With this in mind, the authors have devised the necessary modeling and optimization framework to perform wind turbine design for hydrogen production. This framework includes a new open-source electrolyzer simulator to model hydrogen production, degradation, and Levelized Cost of Hydrogen (LCOH) based on experimental data and industry input, which is coupled with an open-source wind turbine design tool, WISDEM. As an initial case study, the team chose an onshore location near the Gulf of Mexico region based on customer feedback and interest in potential wind-hydrogen systems. A baseline turbine, the IEA 3.4MW reference turbine (rotor diameter of 130m), was used as a starting point. The optimizations were completed in sequential steps, starting with optimizing the tower and blades by adjusting the blade chord, twist, spar cap, tower height, and tower section thickness. The next step optimized the drivetrain for the redesigned rotor, adjusting numerous geometrical parameters. These optimizations were run for two different objectives: 1) minimize LCOE, and 2) minimize LCOH.

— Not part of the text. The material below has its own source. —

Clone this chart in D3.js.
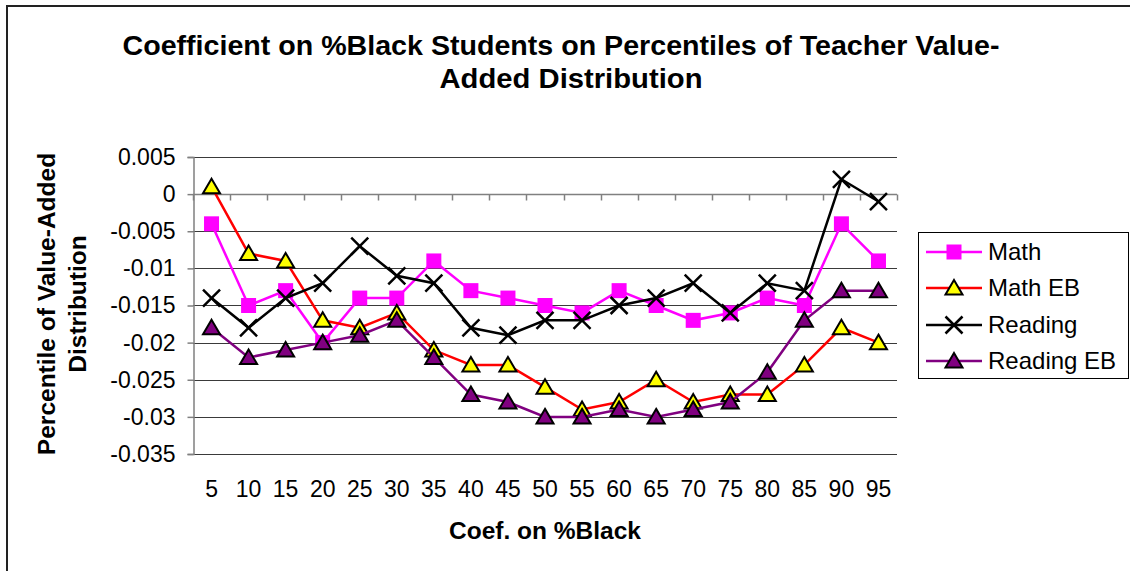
<!DOCTYPE html>
<html>
<head>
<meta charset="utf-8">
<script src="https://cdn.jsdelivr.net/npm/d3@7"></script>
<style>
  html, body { margin: 0; padding: 0; background: #fff; }
  svg { display: block; font-family: "Liberation Sans", Arial, sans-serif; }
</style>
</head>
<body>
<svg id="chart" width="1130" height="571"></svg>
<script>
// ---- data ----
const categories = ["5","10","15","20","25","30","35","40","45","50","55","60","65","70","75","80","85","90","95"];
const seriesNames = ["Math", "Math EB", "Reading", "Reading EB"];
const mathValues      = [-0.004,-0.015,-0.013,-0.020,-0.014,-0.014,-0.009,-0.013,-0.014,-0.015,-0.016,-0.013,-0.015,-0.017,-0.016,-0.014,-0.015,-0.004,-0.009];
const mathEBValues    = [ 0.001,-0.008,-0.009,-0.017,-0.018,-0.016,-0.021,-0.023,-0.023,-0.026,-0.029,-0.028,-0.025,-0.028,-0.027,-0.027,-0.023,-0.018,-0.020];
const readingValues   = [-0.014,-0.018,-0.014,-0.012,-0.007,-0.011,-0.012,-0.018,-0.019,-0.017,-0.017,-0.015,-0.014,-0.012,-0.016,-0.012,-0.013, 0.002,-0.001];
const readingEBValues = [-0.018,-0.022,-0.021,-0.020,-0.019,-0.017,-0.022,-0.027,-0.028,-0.030,-0.030,-0.029,-0.030,-0.029,-0.028,-0.024,-0.017,-0.013,-0.013];
const yTickValues = [0.005, 0, -0.005, -0.01, -0.015, -0.02, -0.025, -0.03, -0.035];
const yTickLabels = ["0.005","0","-0.005","-0.01","-0.015","-0.02","-0.025","-0.03","-0.035"];

const series = [
  {name: seriesNames[0], values: mathValues,      line: "#FF00FF", marker: "square",   fill: "#FF00FF"},
  {name: seriesNames[1], values: mathEBValues,    line: "#FF0000", marker: "triangle", fill: "#FFFF00"},
  {name: seriesNames[2], values: readingValues,   line: "#000000", marker: "x",        fill: "none"},
  {name: seriesNames[3], values: readingEBValues, line: "#800080", marker: "triangle", fill: "#800080"}
];

const svg = d3.select("#chart");

// outer chart border (left/top visible)
svg.append("rect").attr("x", 7).attr("y", 6).attr("width", 1200).attr("height", 700)
  .attr("fill", "none").attr("stroke", "#222").attr("stroke-width", 2);

// title
const t1 = svg.append("text").attr("text-anchor", "middle").attr("x", 561).attr("y", 55)
  .attr("font-weight", "bold").attr("font-size", 27).attr("fill", "#000")
  .attr("textLength", 877).attr("lengthAdjust", "spacingAndGlyphs")
  .text("Coefficient on %Black Students on Percentiles of Teacher Value-");
const t2 = svg.append("text").attr("text-anchor", "middle").attr("x", 571).attr("y", 88)
  .attr("font-weight", "bold").attr("font-size", 27).attr("fill", "#000")
  .attr("textLength", 263).attr("lengthAdjust", "spacingAndGlyphs")
  .text("Added Distribution");

// scales
const plotL = 193, plotR = 897, plotT = 157, plotB = 454;
const x = d3.scaleBand().domain(categories).range([plotL, plotR]).paddingInner(0).paddingOuter(0);
const y = d3.scaleLinear().domain([-0.035, 0.005]).range([plotB, plotT]);
const cx = c => x(c) + x.bandwidth() / 2;

// gridlines
svg.append("g").selectAll("line").data(yTickValues).join("line")
  .attr("x1", plotL).attr("x2", plotR)
  .attr("y1", d => Math.round(y(d)) + 0.5).attr("y2", d => Math.round(y(d)) + 0.5)
  .attr("stroke", "#3a3a3a").attr("stroke-width", 1);

// y axis
const yAxis = d3.axisLeft(y).tickValues(yTickValues).tickSize(6).tickPadding(12)
  .tickFormat((d, i) => yTickLabels[i]);
const gy = svg.append("g").attr("transform", `translate(${plotL + 0.5},0)`).call(yAxis);
gy.select(".domain").attr("stroke", "#808080").attr("stroke-width", 1.5);
gy.selectAll(".tick line").attr("stroke", "#808080").attr("stroke-width", 1.5);
gy.selectAll(".tick text").attr("font-size", 23).attr("fill", "#000")
  .attr("font-family", "Liberation Sans, Arial, sans-serif");

// x axis line at zero with boundary ticks
const zeroY = Math.round(y(0)) + 0.5;
svg.append("line").attr("x1", plotL).attr("x2", plotR).attr("y1", zeroY).attr("y2", zeroY)
  .attr("stroke", "#808080").attr("stroke-width", 1.5);
const boundaries = categories.map(c => x(c)).concat([plotR]);
svg.append("g").selectAll("line").data(boundaries).join("line")
  .attr("x1", d => Math.round(d) + 0.5).attr("x2", d => Math.round(d) + 0.5)
  .attr("y1", zeroY).attr("y2", zeroY + 6)
  .attr("stroke", "#808080").attr("stroke-width", 1.5);

// x tick labels (low position)
svg.append("g").selectAll("text").data(categories).join("text")
  .attr("x", d => cx(d)).attr("y", 497).attr("text-anchor", "middle")
  .attr("font-size", 23).attr("fill", "#000").text(d => d);

// axis titles
svg.append("text").attr("x", 545).attr("y", 539).attr("text-anchor", "middle")
  .attr("font-weight", "bold").attr("font-size", 24.5).text("Coef. on %Black");

const yt = svg.append("text").attr("transform", "translate(0,304) rotate(-90)")
  .attr("text-anchor", "middle").attr("font-weight", "bold").attr("font-size", 24.5);
yt.append("tspan").attr("x", 0).attr("y", 55).text("Percentile of Value-Added");
yt.append("tspan").attr("x", 0).attr("y", 86).text("Distribution");

// marker drawing
function drawMarker(g, type, s) {
  if (type === "square") {
    g.append("rect").attr("x", -7.5).attr("y", -7.5).attr("width", 15).attr("height", 15)
      .attr("fill", s.fill);
  } else if (type === "triangle") {
    g.append("path").attr("d", "M0,-8 L8.5,6.5 L-8.5,6.5 Z")
      .attr("fill", s.fill).attr("stroke", "#000").attr("stroke-width", 2).attr("stroke-linejoin", "miter");
  } else if (type === "x") {
    g.append("path").attr("d", "M-8.5,-8.5 L8.5,8.5 M-8.5,8.5 L8.5,-8.5")
      .attr("stroke", "#000").attr("stroke-width", 2.5).attr("fill", "none");
  }
}

// series
const line = d3.line().x((d, i) => cx(categories[i])).y(d => y(d));
series.forEach(s => {
  const g = svg.append("g");
  g.append("path").datum(s.values).attr("d", line)
    .attr("fill", "none").attr("stroke", s.line).attr("stroke-width", 2.5);
  s.values.forEach((v, i) => {
    const mg = g.append("g").attr("transform", `translate(${cx(categories[i])},${y(v)})`);
    drawMarker(mg, s.marker, s);
  });
});

// legend
const lg = svg.append("g");
lg.append("rect").attr("x", 918.5).attr("y", 232.5).attr("width", 210).attr("height", 146)
  .attr("fill", "#fff").attr("stroke", "#000").attr("stroke-width", 1);
const legendY = [252, 288, 325, 361];
series.forEach((s, i) => {
  const ly = legendY[i];
  lg.append("line").attr("x1", 926).attr("x2", 982).attr("y1", ly).attr("y2", ly)
    .attr("stroke", s.line).attr("stroke-width", 2.5);
  drawMarker(lg.append("g").attr("transform", `translate(954,${ly})`), s.marker, s);
  lg.append("text").attr("x", 988).attr("y", ly + 8).attr("font-size", 24).text(s.name);
});
</script>
</body>
</html>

When minimizing LCOE for this location, the solver found an optimal rotor diameter of 150m, 20m larger than the baseline. This larger rotor allowed for more energy capture in the lower wind speeds of the gulf coast region, resulting in a decrease of 12.35% in LCOE compared to the baseline turbine. For minimizing LCOH, the optimizer pushed the rotor diameter even larger to 170m, 40m larger than the baseline, effectively lowering the rated wind speed of the turbine and producing a more consistent energy output over the year. This increase in consistency resulted in an increase in hydrogen production, as hypothesized, giving a reduction of 12.7% in LCOH compared to the baseline turbine, and an additional 1.53% reduction in LCOH from the LCOE-optimized turbine.
These results indicate that additional reductions in LCOH can be achieved by designing turbines for different objectives than are traditionally used, encouraging further investigation into co-design of hybrid power plants.
Green hydrogen thus is the most attractive option in terms of environmental impact but currently has relatively high cost. This project looks to decrease this cost by designing turbines specifically for hydrogen production. Turbines are traditionally designed to minimize Levelized Cost of Electricity (LCOE). The power produced from these turbines is variable, as the wind is an intermittent resource, but also because wind turbines have been optimized for maximum total, long-term energy production with no considerations to minimizing short-term variability. However, hydrogen electrolyzer utilization rates suffer when provided intermittent power sources. Thus, connecting traditionally designed turbines to electrolyzer systems to make hydrogen is not optimal.
With this in mind, the authors have devised the necessary modeling and optimization framework to perform wind turbine design for hydrogen production. This framework includes a new open-source electrolyzer simulator to model hydrogen production, degradation, and Levelized Cost of Hydrogen (LCOH) based on experimental data and industry input, which is coupled with an open-source wind turbine design tool, WISDEM. As an initial case study, the team chose an onshore location near the Gulf of Mexico region based on customer feedback and interest in potential wind-hydrogen systems. A baseline turbine, the IEA 3.4MW reference turbine (rotor diameter of 130m), was used as a starting point. The optimizations were completed in sequential steps, starting with optimizing the tower and blades by adjusting the blade chord, twist, spar cap, tower height, and tower section thickness. The next step optimized the drivetrain for the redesigned rotor, adjusting numerous geometrical parameters. These optimizations were run for two different objectives: 1) minimize LCOE, and 2) minimize LCOH.
When minimizing LCOE for this location, the solver found an optimal rotor diameter of 150m, 20m larger than the baseline. This larger rotor allowed for more energy capture in the lower wind speeds of the gulf coast region, resulting in a decrease of 12.35% in LCOE compared to the baseline turbine. For minimizing LCOH, the optimizer pushed the rotor diameter even larger to 170m, 40m larger than the baseline, effectively lowering the rated wind speed of the turbine and producing a more consistent energy output over the year. This increase in consistency resulted in an increase in hydrogen production, as hypothesized, giving a reduction of 12.7% in LCOH compared to the baseline turbine, and an additional 1.53% reduction in LCOH from the LCOE-optimized turbine.
These results indicate that additional reductions in LCOH can be achieved by designing turbines for different objectives than are traditionally used, encouraging further investigation into co-design of hybrid power plants.